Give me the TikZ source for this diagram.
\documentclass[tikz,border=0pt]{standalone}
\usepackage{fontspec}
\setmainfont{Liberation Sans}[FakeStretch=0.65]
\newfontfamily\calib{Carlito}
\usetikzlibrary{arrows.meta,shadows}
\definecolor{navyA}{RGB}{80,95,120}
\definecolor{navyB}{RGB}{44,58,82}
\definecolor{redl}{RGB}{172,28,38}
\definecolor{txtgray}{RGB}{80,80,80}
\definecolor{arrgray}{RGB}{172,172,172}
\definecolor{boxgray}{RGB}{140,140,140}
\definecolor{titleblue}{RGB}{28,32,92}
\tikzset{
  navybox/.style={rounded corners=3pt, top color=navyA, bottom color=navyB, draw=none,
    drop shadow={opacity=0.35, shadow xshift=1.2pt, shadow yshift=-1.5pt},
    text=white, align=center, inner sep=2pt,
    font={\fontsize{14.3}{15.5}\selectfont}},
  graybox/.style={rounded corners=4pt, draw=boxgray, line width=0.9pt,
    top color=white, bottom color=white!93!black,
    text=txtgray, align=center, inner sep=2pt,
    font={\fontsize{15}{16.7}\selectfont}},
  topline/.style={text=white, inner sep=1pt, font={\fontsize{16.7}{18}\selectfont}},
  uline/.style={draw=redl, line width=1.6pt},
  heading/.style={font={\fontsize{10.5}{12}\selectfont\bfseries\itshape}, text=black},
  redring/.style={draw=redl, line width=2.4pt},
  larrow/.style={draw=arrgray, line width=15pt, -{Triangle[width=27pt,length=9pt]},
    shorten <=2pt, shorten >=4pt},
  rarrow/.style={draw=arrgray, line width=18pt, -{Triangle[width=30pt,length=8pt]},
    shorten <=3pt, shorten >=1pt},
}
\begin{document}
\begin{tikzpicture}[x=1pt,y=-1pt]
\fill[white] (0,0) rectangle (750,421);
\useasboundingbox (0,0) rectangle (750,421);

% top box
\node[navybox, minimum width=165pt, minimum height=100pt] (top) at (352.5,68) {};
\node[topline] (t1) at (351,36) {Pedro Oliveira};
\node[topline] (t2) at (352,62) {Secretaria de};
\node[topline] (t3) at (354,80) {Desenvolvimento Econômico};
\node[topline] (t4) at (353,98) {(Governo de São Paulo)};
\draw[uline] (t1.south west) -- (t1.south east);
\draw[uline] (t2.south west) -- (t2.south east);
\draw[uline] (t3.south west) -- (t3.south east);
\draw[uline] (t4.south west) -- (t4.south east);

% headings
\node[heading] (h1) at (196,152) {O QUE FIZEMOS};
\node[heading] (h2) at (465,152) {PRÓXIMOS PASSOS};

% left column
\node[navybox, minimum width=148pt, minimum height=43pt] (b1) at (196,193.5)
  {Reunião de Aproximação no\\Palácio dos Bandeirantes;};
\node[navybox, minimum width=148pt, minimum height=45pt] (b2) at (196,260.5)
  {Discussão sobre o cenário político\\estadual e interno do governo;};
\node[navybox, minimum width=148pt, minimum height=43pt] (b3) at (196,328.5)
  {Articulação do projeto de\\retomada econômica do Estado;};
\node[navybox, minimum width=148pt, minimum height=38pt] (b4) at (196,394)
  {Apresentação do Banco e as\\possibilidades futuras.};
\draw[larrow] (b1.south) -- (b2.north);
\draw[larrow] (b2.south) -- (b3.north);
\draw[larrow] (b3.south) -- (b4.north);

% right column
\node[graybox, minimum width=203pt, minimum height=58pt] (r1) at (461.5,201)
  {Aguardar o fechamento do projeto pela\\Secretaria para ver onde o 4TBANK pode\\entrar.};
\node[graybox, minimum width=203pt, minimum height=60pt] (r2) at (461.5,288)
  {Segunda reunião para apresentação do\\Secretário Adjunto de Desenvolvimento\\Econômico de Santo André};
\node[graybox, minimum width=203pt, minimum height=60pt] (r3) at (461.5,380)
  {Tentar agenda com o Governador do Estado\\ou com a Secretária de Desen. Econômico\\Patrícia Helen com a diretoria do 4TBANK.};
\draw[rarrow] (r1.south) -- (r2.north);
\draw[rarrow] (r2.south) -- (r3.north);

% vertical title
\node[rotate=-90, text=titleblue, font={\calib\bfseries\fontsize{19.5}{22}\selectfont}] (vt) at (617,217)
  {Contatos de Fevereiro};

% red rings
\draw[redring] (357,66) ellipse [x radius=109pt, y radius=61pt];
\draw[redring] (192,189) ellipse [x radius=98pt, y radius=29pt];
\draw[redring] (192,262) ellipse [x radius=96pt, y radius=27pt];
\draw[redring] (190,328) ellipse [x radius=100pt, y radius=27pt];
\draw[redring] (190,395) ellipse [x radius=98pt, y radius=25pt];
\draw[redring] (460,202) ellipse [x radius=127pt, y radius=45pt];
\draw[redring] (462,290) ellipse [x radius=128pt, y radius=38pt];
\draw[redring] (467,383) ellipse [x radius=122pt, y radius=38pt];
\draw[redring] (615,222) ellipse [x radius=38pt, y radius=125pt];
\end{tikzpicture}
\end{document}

####################

[EXERCISE DIRECTIONS]
All of the data must be returned exactly.

[ANSWER BELOW]
Give me the TikZ source for this diagram.
\documentclass[tikz,border=0pt]{standalone}
\usepackage{fontspec}
\setmainfont{Liberation Sans}[FakeStretch=0.65]
\newfontfamily\calib{Carlito}
\usetikzlibrary{arrows.meta,shadows}
\definecolor{navyA}{RGB}{80,95,120}
\definecolor{navyB}{RGB}{44,58,82}
\definecolor{redl}{RGB}{172,28,38}
\definecolor{txtgray}{RGB}{80,80,80}
\definecolor{arrgray}{RGB}{172,172,172}
\definecolor{boxgray}{RGB}{140,140,140}
\definecolor{titleblue}{RGB}{28,32,92}
\tikzset{
  navybox/.style={rounded corners=3pt, top color=navyA, bottom color=navyB, draw=none,
    drop shadow={opacity=0.35, shadow xshift=1.2pt, shadow yshift=-1.5pt},
    text=white, align=center, inner sep=2pt,
    font={\fontsize{14.3}{15.5}\selectfont}},
  graybox/.style={rounded corners=4pt, draw=boxgray, line width=0.9pt,
    top color=white, bottom color=white!93!black,
    text=txtgray, align=center, inner sep=2pt,
    font={\fontsize{15}{16.7}\selectfont}},
  topline/.style={text=white, inner sep=1pt, font={\fontsize{16.7}{18}\selectfont}},
  uline/.style={draw=redl, line width=1.6pt},
  heading/.style={font={\fontsize{10.5}{12}\selectfont\bfseries\itshape}, text=black},
  redring/.style={draw=redl, line width=2.4pt},
  larrow/.style={draw=arrgray, line width=15pt, -{Triangle[width=27pt,length=9pt]},
    shorten <=2pt, shorten >=4pt},
  rarrow/.style={draw=arrgray, line width=18pt, -{Triangle[width=30pt,length=8pt]},
    shorten <=3pt, shorten >=1pt},
}
\begin{document}
\begin{tikzpicture}[x=1pt,y=-1pt]
\fill[white] (0,0) rectangle (750,421);
\useasboundingbox (0,0) rectangle (750,421);

% top box
\node[navybox, minimum width=165pt, minimum height=100pt] (top) at (352.5,68) {};
\node[topline] (t1) at (351,36) {Pedro Oliveira};
\node[topline] (t2) at (352,62) {Secretaria de};
\node[topline] (t3) at (354,80) {Desenvolvimento Econômico};
\node[topline] (t4) at (353,98) {(Governo de São Paulo)};
\draw[uline] (t1.south west) -- (t1.south east);
\draw[uline] (t2.south west) -- (t2.south east);
\draw[uline] (t3.south west) -- (t3.south east);
\draw[uline] (t4.south west) -- (t4.south east);

% headings
\node[heading] (h1) at (196,152) {O QUE FIZEMOS};
\node[heading] (h2) at (465,152) {PRÓXIMOS PASSOS};

% left column
\node[navybox, minimum width=148pt, minimum height=43pt] (b1) at (196,193.5)
  {Reunião de Aproximação no\\Palácio dos Bandeirantes;};
\node[navybox, minimum width=148pt, minimum height=45pt] (b2) at (196,260.5)
  {Discussão sobre o cenário político\\estadual e interno do governo;};
\node[navybox, minimum width=148pt, minimum height=43pt] (b3) at (196,328.5)
  {Articulação do projeto de\\retomada econômica do Estado;};
\node[navybox, minimum width=148pt, minimum height=38pt] (b4) at (196,394)
  {Apresentação do Banco e as\\possibilidades futuras.};
\draw[larrow] (b1.south) -- (b2.north);
\draw[larrow] (b2.south) -- (b3.north);
\draw[larrow] (b3.south) -- (b4.north);

% right column
\node[graybox, minimum width=203pt, minimum height=58pt] (r1) at (461.5,201)
  {Aguardar o fechamento do projeto pela\\Secretaria para ver onde o 4TBANK pode\\entrar.};
\node[graybox, minimum width=203pt, minimum height=60pt] (r2) at (461.5,288)
  {Segunda reunião para apresentação do\\Secretário Adjunto de Desenvolvimento\\Econômico de Santo André};
\node[graybox, minimum width=203pt, minimum height=60pt] (r3) at (461.5,380)
  {Tentar agenda com o Governador do Estado\\ou com a Secretária de Desen. Econômico\\Patrícia Helen com a diretoria do 4TBANK.};
\draw[rarrow] (r1.south) -- (r2.north);
\draw[rarrow] (r2.south) -- (r3.north);

% vertical title
\node[rotate=-90, text=titleblue, font={\calib\bfseries\fontsize{19.5}{22}\selectfont}] (vt) at (617,217)
  {Contatos de Fevereiro};

% red rings
\draw[redring] (357,66) ellipse [x radius=109pt, y radius=61pt];
\draw[redring] (192,189) ellipse [x radius=98pt, y radius=29pt];
\draw[redring] (192,262) ellipse [x radius=96pt, y radius=27pt];
\draw[redring] (190,328) ellipse [x radius=100pt, y radius=27pt];
\draw[redring] (190,395) ellipse [x radius=98pt, y radius=25pt];
\draw[redring] (460,202) ellipse [x radius=127pt, y radius=45pt];
\draw[redring] (462,290) ellipse [x radius=128pt, y radius=38pt];
\draw[redring] (467,383) ellipse [x radius=122pt, y radius=38pt];
\draw[redring] (615,222) ellipse [x radius=38pt, y radius=125pt];
\end{tikzpicture}
\end{document}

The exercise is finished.